------ Raw data

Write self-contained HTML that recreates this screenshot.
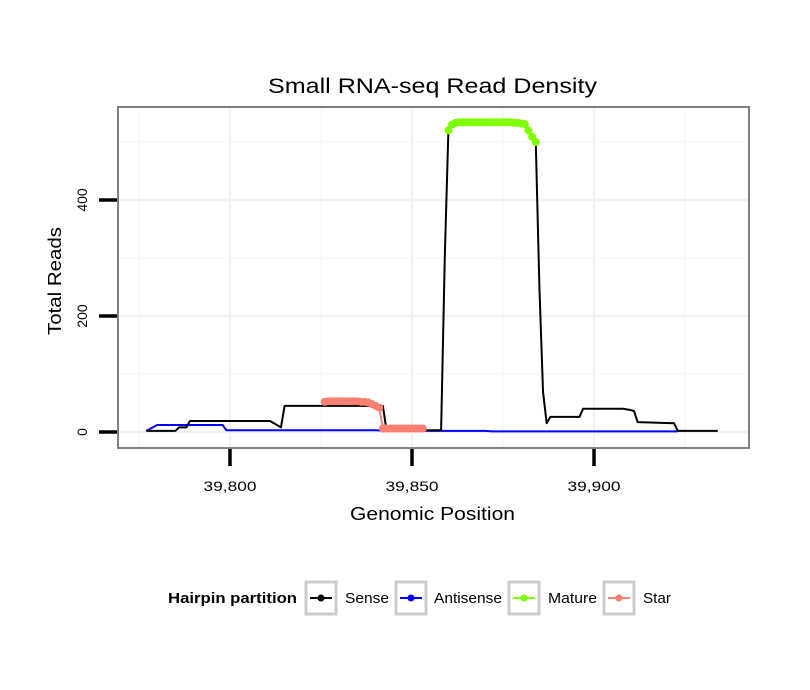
<!DOCTYPE html>
<html><head><meta charset="utf-8"><style>
body{margin:0;background:#fff;}
svg{display:block;font-family:"Liberation Sans",sans-serif;}
</style></head><body>
<svg id="chart" width="810" height="690" viewBox="0 0 810 690">
<text x="268" y="93" font-size="21" textLength="329" lengthAdjust="spacingAndGlyphs">Small RNA-seq Read Density</text>
<rect x="118" y="107" width="631" height="341" fill="#fff"/>
<g id="grid"></g>
<g id="series"></g>
<rect x="118" y="107" width="631" height="341" fill="none" stroke="#808080" stroke-width="2"/>
<g id="axes"></g>
<text x="350" y="520" font-size="18" textLength="165" lengthAdjust="spacingAndGlyphs">Genomic Position</text>
<text x="0" y="0" font-size="18" textLength="108" lengthAdjust="spacingAndGlyphs" transform="translate(61,335) rotate(-90)">Total Reads</text>
<g>
<text x="168" y="603" font-size="15" font-weight="bold" textLength="129" lengthAdjust="spacingAndGlyphs">Hairpin partition</text>
<g><rect x="306" y="582" width="30" height="32" fill="#fff" stroke="#ccc" stroke-width="3"/><line x1="310" y1="598" x2="332" y2="598" stroke="#000" stroke-width="2"/><circle cx="321" cy="598" r="3.5" fill="#000"/><text x="345" y="603" font-size="15" textLength="44" lengthAdjust="spacingAndGlyphs">Sense</text></g>
<g><rect x="396" y="582" width="30" height="32" fill="#fff" stroke="#ccc" stroke-width="3"/><line x1="400" y1="598" x2="422" y2="598" stroke="#0000ff" stroke-width="2"/><circle cx="411" cy="598" r="3.5" fill="#0000ff"/><text x="434" y="603" font-size="15" textLength="68" lengthAdjust="spacingAndGlyphs">Antisense</text></g>
<g><rect x="509" y="582" width="30" height="32" fill="#fff" stroke="#ccc" stroke-width="3"/><line x1="513" y1="598" x2="535" y2="598" stroke="#7fff00" stroke-width="2"/><circle cx="524" cy="598" r="3.5" fill="#7fff00"/><text x="548" y="603" font-size="15" textLength="49" lengthAdjust="spacingAndGlyphs">Mature</text></g>
<g><rect x="604" y="582" width="30" height="32" fill="#fff" stroke="#ccc" stroke-width="3"/><line x1="608" y1="598" x2="630" y2="598" stroke="#fa8072" stroke-width="2"/><circle cx="619" cy="598" r="3.5" fill="#fa8072"/><text x="643" y="603" font-size="15" textLength="28" lengthAdjust="spacingAndGlyphs">Star</text></g>
</g>
</svg>
<script>
const xTicks=[39800,39850,39900];
const xTickLabels=["39,800","39,850","39,900"];
const yTicks=[0,200,400];
const yTickLabels=["0","200","400"];
const senseX=[39777,39785,39786,39788,39789,39811,39814,39815,39842,39843,39858,39859,39860,39861,39881,39882,39883,39884,39885,39886,39887,39888,39896,39897,39908,39910,39911,39912,39922,39923,39934];
const senseY=[2,2,8,8,19,19,8,45,45,3,3,300,520,530,532,520,509,500,250,69,15,26,26,40,40,38,36,17,15,2,2];
const antiX=[39777,39780,39798,39799,39811,39840,39845,39852,39870,39872,39890,39923];
const antiY=[2,12,12,3,3,3,2,2,2,1,1,1];
const matureX=[39860,39861,39862,39863,39864,39865,39866,39867,39868,39869,39870,39871,39872,39873,39874,39875,39876,39877,39878,39879,39880,39881,39882,39883,39884];
const matureY=[520,530,533,534,534,534,534,534,534,534,534,534,534,534,534,534,534,534,533,533,532,531,520,509,500];
const starX=[39826,39827,39828,39829,39830,39831,39832,39833,39834,39835,39836,39837,39838,39839,39840,39841,39842,39843,39844,39845,39846,39847,39848,39849,39850,39851,39852,39853];
const starY=[52,53,53,53,53,53,53,53,53,53,52,52,51,48,45,42,6,6,6,6,6,6,6,6,6,6,6,6];
const X0=39800,PX0=230,KX=3.64,PY0=432,KY=0.58;
function sx(v){return PX0+(v-X0)*KX;}
function sy(v){return PY0-v*KY;}
const NS="http://www.w3.org/2000/svg";
function mk(t,a,p){const e=document.createElementNS(NS,t);for(const k in a)e.setAttribute(k,a[k]);p.appendChild(e);return e;}
const grid=document.getElementById('grid'),ser=document.getElementById('series'),axes=document.getElementById('axes');
for(let v=39775;v<=39950;v+=25){const x=sx(v);if(x<119||x>748)continue;
const l=mk('line',{x1:x,x2:x,y1:108,y2:447,stroke:v%50===0?'#f2f2f2':'#f8f8f8','stroke-width':v%50===0?2.5:1.5},grid);

}
for(let v=0;v<=600;v+=100){const y=sy(v);if(y<108||y>447)continue;
const l=mk('line',{x1:119,x2:748,y1:y,y2:y,stroke:v%200===0?'#f2f2f2':'#f8f8f8','stroke-width':v%200===0?2.5:1.5},grid);

}
xTicks.forEach((v,i)=>{const x=sx(v);
const t=mk('line',{x1:x,x2:x,y1:449,y2:466,stroke:'#000','stroke-width':3.5},axes);


const tx=mk('text',{x:x-26.5,y:491,'font-size':14,textLength:53,lengthAdjust:'spacingAndGlyphs'},axes);tx.textContent=xTickLabels[i];

});
yTicks.forEach((v,i)=>{const y=sy(v);
const t=mk('line',{x1:99,x2:117,y1:y,y2:y,stroke:'#000','stroke-width':3.5},axes);


const tx=mk('text',{x:0,y:0,'font-size':14,'text-anchor':'middle',transform:`translate(87,${y}) rotate(-90)`},axes);tx.textContent=yTickLabels[i];

});
function line(xs,ys,c,name){const p=mk('polyline',{points:xs.map((x,i)=>sx(x)+','+sy(ys[i])).join(' '),fill:'none',stroke:c,'stroke-width':2,'stroke-linejoin':'round'},ser);

}
function pts(xs,ys,c,name){xs.forEach((x,i)=>{const ci=mk('circle',{cx:sx(x),cy:sy(ys[i]),r:4,fill:c},ser);

});}
line(antiX,antiY,'#0000ff','antisense-line');
line(senseX,senseY,'#000','sense-line');
line(matureX,matureY,'#7fff00','mature-line');pts(matureX,matureY,'#7fff00','mature-point');
line(starX,starY,'#fa8072','star-line');pts(starX,starY,'#fa8072','star-point');
</script>
</body></html>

------------

## Exercise goal
Output the data exactly. Pictures don't belong in the result.

## Finished task
Write self-contained HTML that recreates this screenshot.
<!DOCTYPE html>
<html><head><meta charset="utf-8"><style>
body{margin:0;background:#fff;}
svg{display:block;font-family:"Liberation Sans",sans-serif;}
</style></head><body>
<svg id="chart" width="810" height="690" viewBox="0 0 810 690">
<text x="268" y="93" font-size="21" textLength="329" lengthAdjust="spacingAndGlyphs">Small RNA-seq Read Density</text>
<rect x="118" y="107" width="631" height="341" fill="#fff"/>
<g id="grid"></g>
<g id="series"></g>
<rect x="118" y="107" width="631" height="341" fill="none" stroke="#808080" stroke-width="2"/>
<g id="axes"></g>
<text x="350" y="520" font-size="18" textLength="165" lengthAdjust="spacingAndGlyphs">Genomic Position</text>
<text x="0" y="0" font-size="18" textLength="108" lengthAdjust="spacingAndGlyphs" transform="translate(61,335) rotate(-90)">Total Reads</text>
<g>
<text x="168" y="603" font-size="15" font-weight="bold" textLength="129" lengthAdjust="spacingAndGlyphs">Hairpin partition</text>
<g><rect x="306" y="582" width="30" height="32" fill="#fff" stroke="#ccc" stroke-width="3"/><line x1="310" y1="598" x2="332" y2="598" stroke="#000" stroke-width="2"/><circle cx="321" cy="598" r="3.5" fill="#000"/><text x="345" y="603" font-size="15" textLength="44" lengthAdjust="spacingAndGlyphs">Sense</text></g>
<g><rect x="396" y="582" width="30" height="32" fill="#fff" stroke="#ccc" stroke-width="3"/><line x1="400" y1="598" x2="422" y2="598" stroke="#0000ff" stroke-width="2"/><circle cx="411" cy="598" r="3.5" fill="#0000ff"/><text x="434" y="603" font-size="15" textLength="68" lengthAdjust="spacingAndGlyphs">Antisense</text></g>
<g><rect x="509" y="582" width="30" height="32" fill="#fff" stroke="#ccc" stroke-width="3"/><line x1="513" y1="598" x2="535" y2="598" stroke="#7fff00" stroke-width="2"/><circle cx="524" cy="598" r="3.5" fill="#7fff00"/><text x="548" y="603" font-size="15" textLength="49" lengthAdjust="spacingAndGlyphs">Mature</text></g>
<g><rect x="604" y="582" width="30" height="32" fill="#fff" stroke="#ccc" stroke-width="3"/><line x1="608" y1="598" x2="630" y2="598" stroke="#fa8072" stroke-width="2"/><circle cx="619" cy="598" r="3.5" fill="#fa8072"/><text x="643" y="603" font-size="15" textLength="28" lengthAdjust="spacingAndGlyphs">Star</text></g>
</g>
</svg>
<script>
const xTicks=[39800,39850,39900];
const xTickLabels=["39,800","39,850","39,900"];
const yTicks=[0,200,400];
const yTickLabels=["0","200","400"];
const senseX=[39777,39785,39786,39788,39789,39811,39814,39815,39842,39843,39858,39859,39860,39861,39881,39882,39883,39884,39885,39886,39887,39888,39896,39897,39908,39910,39911,39912,39922,39923,39934];
const senseY=[2,2,8,8,19,19,8,45,45,3,3,300,520,530,532,520,509,500,250,69,15,26,26,40,40,38,36,17,15,2,2];
const antiX=[39777,39780,39798,39799,39811,39840,39845,39852,39870,39872,39890,39923];
const antiY=[2,12,12,3,3,3,2,2,2,1,1,1];
const matureX=[39860,39861,39862,39863,39864,39865,39866,39867,39868,39869,39870,39871,39872,39873,39874,39875,39876,39877,39878,39879,39880,39881,39882,39883,39884];
const matureY=[520,530,533,534,534,534,534,534,534,534,534,534,534,534,534,534,534,534,533,533,532,531,520,509,500];
const starX=[39826,39827,39828,39829,39830,39831,39832,39833,39834,39835,39836,39837,39838,39839,39840,39841,39842,39843,39844,39845,39846,39847,39848,39849,39850,39851,39852,39853];
const starY=[52,53,53,53,53,53,53,53,53,53,52,52,51,48,45,42,6,6,6,6,6,6,6,6,6,6,6,6];
const X0=39800,PX0=230,KX=3.64,PY0=432,KY=0.58;
function sx(v){return PX0+(v-X0)*KX;}
function sy(v){return PY0-v*KY;}
const NS="http://www.w3.org/2000/svg";
function mk(t,a,p){const e=document.createElementNS(NS,t);for(const k in a)e.setAttribute(k,a[k]);p.appendChild(e);return e;}
const grid=document.getElementById('grid'),ser=document.getElementById('series'),axes=document.getElementById('axes');
for(let v=39775;v<=39950;v+=25){const x=sx(v);if(x<119||x>748)continue;
const l=mk('line',{x1:x,x2:x,y1:108,y2:447,stroke:v%50===0?'#f2f2f2':'#f8f8f8','stroke-width':v%50===0?2.5:1.5},grid);

}
for(let v=0;v<=600;v+=100){const y=sy(v);if(y<108||y>447)continue;
const l=mk('line',{x1:119,x2:748,y1:y,y2:y,stroke:v%200===0?'#f2f2f2':'#f8f8f8','stroke-width':v%200===0?2.5:1.5},grid);

}
xTicks.forEach((v,i)=>{const x=sx(v);
const t=mk('line',{x1:x,x2:x,y1:449,y2:466,stroke:'#000','stroke-width':3.5},axes);


const tx=mk('text',{x:x-26.5,y:491,'font-size':14,textLength:53,lengthAdjust:'spacingAndGlyphs'},axes);tx.textContent=xTickLabels[i];

});
yTicks.forEach((v,i)=>{const y=sy(v);
const t=mk('line',{x1:99,x2:117,y1:y,y2:y,stroke:'#000','stroke-width':3.5},axes);


const tx=mk('text',{x:0,y:0,'font-size':14,'text-anchor':'middle',transform:`translate(87,${y}) rotate(-90)`},axes);tx.textContent=yTickLabels[i];

});
function line(xs,ys,c,name){const p=mk('polyline',{points:xs.map((x,i)=>sx(x)+','+sy(ys[i])).join(' '),fill:'none',stroke:c,'stroke-width':2,'stroke-linejoin':'round'},ser);

}
function pts(xs,ys,c,name){xs.forEach((x,i)=>{const ci=mk('circle',{cx:sx(x),cy:sy(ys[i]),r:4,fill:c},ser);

});}
line(antiX,antiY,'#0000ff','antisense-line');
line(senseX,senseY,'#000','sense-line');
line(matureX,matureY,'#7fff00','mature-line');pts(matureX,matureY,'#7fff00','mature-point');
line(starX,starY,'#fa8072','star-line');pts(starX,starY,'#fa8072','star-point');
</script>
</body></html>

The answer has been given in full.